When the left-hand log clutch meshes with the second gear, the second speed gear is obtained. Likewise, by sliding the right-hand dog clutch to the left and right, the first gear and reverse gear are obtained.
In these types of gearbox, all the gears are in constant mesh. They are safe from damage, and an unpleasant grinding sound does not occur while engaging and disengaging them.
#3. Synchromesh Gearbox.
Modern cars use helical gears and synchromesh devices in the gearboxes, that synchronize the rotation of gears that are about to mesh. This eliminates clashing of the gears and makes gear shifting easier.
This type of gearbox is similar to the constant mesh gearbox. The synchromesh gearbox is provided with a synchromesh device by which the two gears to be engaged are first taken into frictional contact, which adjusts their speed, after which they are engaged easily.
In most vehicles, the synchromesh devices are not fitted to all the gears. They are fitted only on the top gears.
Reverse gear, and sometimes the first gear, do not have synchromesh devices. Because they are intended to be engaged when the vehicle is stationary.
When the gear lever is moved, the synchromesh cone meets with a similar cone on the pinion. Due to friction, the rotating pinion is, made to rotate at the same speed as the synchromesh unit.
To give a positive drive, further movement of the gear lever enables the coupling to override several springs loaded balls and the coupling engages with the dogs on the ride of the pinion.
Since both pinion and synchromesh units are moving at the same speed, this engagement is necessary before engaging the dog teeth so that the cones have a chance to bring the synchronizer and pinion to the same speed.
#4. Epicyclic Gearbox.
In ordinary gearing, the axes of the various gears are fixed, the motion of the gears being simply rotations about their axes.

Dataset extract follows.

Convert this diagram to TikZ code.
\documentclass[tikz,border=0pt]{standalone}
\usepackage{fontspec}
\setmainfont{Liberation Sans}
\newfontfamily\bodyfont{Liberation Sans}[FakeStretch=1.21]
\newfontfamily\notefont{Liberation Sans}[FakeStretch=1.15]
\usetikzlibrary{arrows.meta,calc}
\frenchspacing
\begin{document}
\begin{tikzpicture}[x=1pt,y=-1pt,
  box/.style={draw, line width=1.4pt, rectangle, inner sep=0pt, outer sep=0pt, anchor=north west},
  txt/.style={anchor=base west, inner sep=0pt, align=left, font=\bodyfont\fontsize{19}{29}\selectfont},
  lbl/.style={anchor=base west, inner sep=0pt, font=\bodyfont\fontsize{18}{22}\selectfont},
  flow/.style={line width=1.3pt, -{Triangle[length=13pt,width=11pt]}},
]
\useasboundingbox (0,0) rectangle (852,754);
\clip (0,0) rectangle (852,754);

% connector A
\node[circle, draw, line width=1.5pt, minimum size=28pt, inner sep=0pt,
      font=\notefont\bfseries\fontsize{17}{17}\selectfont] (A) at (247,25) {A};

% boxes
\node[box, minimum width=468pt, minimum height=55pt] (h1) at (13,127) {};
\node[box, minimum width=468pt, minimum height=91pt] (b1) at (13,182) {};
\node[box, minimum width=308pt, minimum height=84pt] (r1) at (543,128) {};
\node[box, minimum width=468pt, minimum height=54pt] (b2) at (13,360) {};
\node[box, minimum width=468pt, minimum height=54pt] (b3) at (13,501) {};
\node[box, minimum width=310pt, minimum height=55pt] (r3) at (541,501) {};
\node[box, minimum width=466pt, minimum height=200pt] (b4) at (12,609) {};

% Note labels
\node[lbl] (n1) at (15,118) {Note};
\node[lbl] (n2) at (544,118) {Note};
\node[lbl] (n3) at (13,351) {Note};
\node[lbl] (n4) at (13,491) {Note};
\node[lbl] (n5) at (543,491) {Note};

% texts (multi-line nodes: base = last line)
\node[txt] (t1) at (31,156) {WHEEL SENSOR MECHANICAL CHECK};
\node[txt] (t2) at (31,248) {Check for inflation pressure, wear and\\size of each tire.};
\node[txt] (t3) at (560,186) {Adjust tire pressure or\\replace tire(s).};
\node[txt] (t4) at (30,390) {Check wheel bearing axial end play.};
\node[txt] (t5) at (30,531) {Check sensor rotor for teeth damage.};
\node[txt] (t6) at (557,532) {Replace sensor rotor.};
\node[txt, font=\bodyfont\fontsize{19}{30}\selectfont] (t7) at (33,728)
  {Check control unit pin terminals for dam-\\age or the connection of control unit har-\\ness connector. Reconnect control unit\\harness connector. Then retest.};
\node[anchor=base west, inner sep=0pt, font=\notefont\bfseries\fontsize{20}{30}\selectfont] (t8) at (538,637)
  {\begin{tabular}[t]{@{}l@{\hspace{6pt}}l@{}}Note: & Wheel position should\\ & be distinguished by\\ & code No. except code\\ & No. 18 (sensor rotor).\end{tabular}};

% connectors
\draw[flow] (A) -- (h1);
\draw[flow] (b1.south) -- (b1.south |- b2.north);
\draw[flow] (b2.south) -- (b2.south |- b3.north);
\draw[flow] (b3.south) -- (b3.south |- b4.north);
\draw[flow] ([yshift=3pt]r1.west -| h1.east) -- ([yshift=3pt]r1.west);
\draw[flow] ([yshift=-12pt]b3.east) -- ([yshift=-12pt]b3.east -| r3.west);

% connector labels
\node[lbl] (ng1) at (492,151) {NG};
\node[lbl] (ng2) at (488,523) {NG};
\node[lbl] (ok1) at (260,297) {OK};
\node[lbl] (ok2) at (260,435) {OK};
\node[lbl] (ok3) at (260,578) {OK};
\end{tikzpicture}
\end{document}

In epicyclic gearing, at least one gear not only rotates, about its own axis but also rotates bodily about some other axis.
These types of gearbox are the most widely used automatic transmission system. In an automatic transmission system, there is only an accelerator and brake are provided. So there will not be any clutch pedal or gear lever available on the vehicle.

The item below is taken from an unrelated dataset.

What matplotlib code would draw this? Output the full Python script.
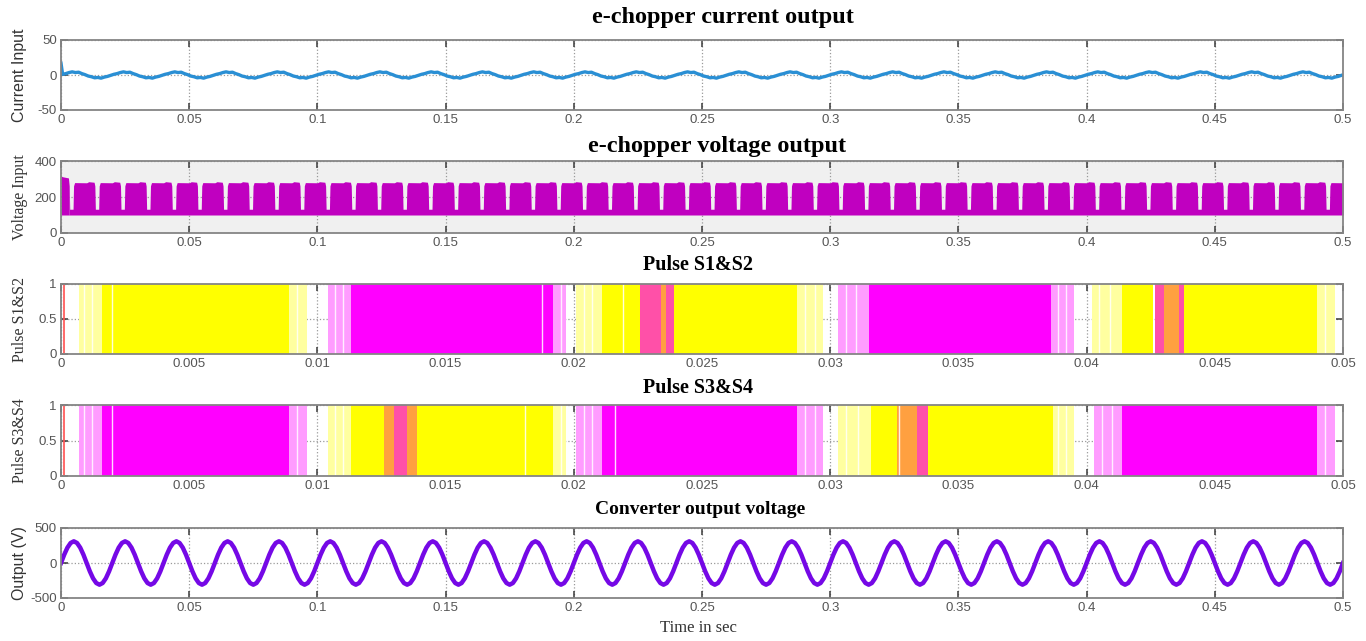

Construction of Epicyclic Gearbox
It has an epicyclic gear arrangement. As the figure shows the front view and side view of the gearbox.
This gearbox type, has three gears sun gear, planet gear, and ring gear. The sun gear is mounted on the sun gear shaft. The planet gear is mounted on the planet carrier and the ring gear is mounted on the planet carrier shaft.
The ring gear has internal gears that are meshes with planet gear to rotate with it. An epicyclic gearbox is an arrangement of locking gear.
If one gear is locked remaining two gear will be act as input and output. For example, if the sun gear is locked the ring gear and planet gear act as input and output members.
This typical arrangement will be available of locking the gear at the same time and taking the output power from anyone gear and giving the power input to any gear so such kind of arrangement will be available.
So by locking anyone’s gear, we can get a very different speed. The specialty of this particular epicyclic gearbox is we can achieve a wider variety of variations in speed.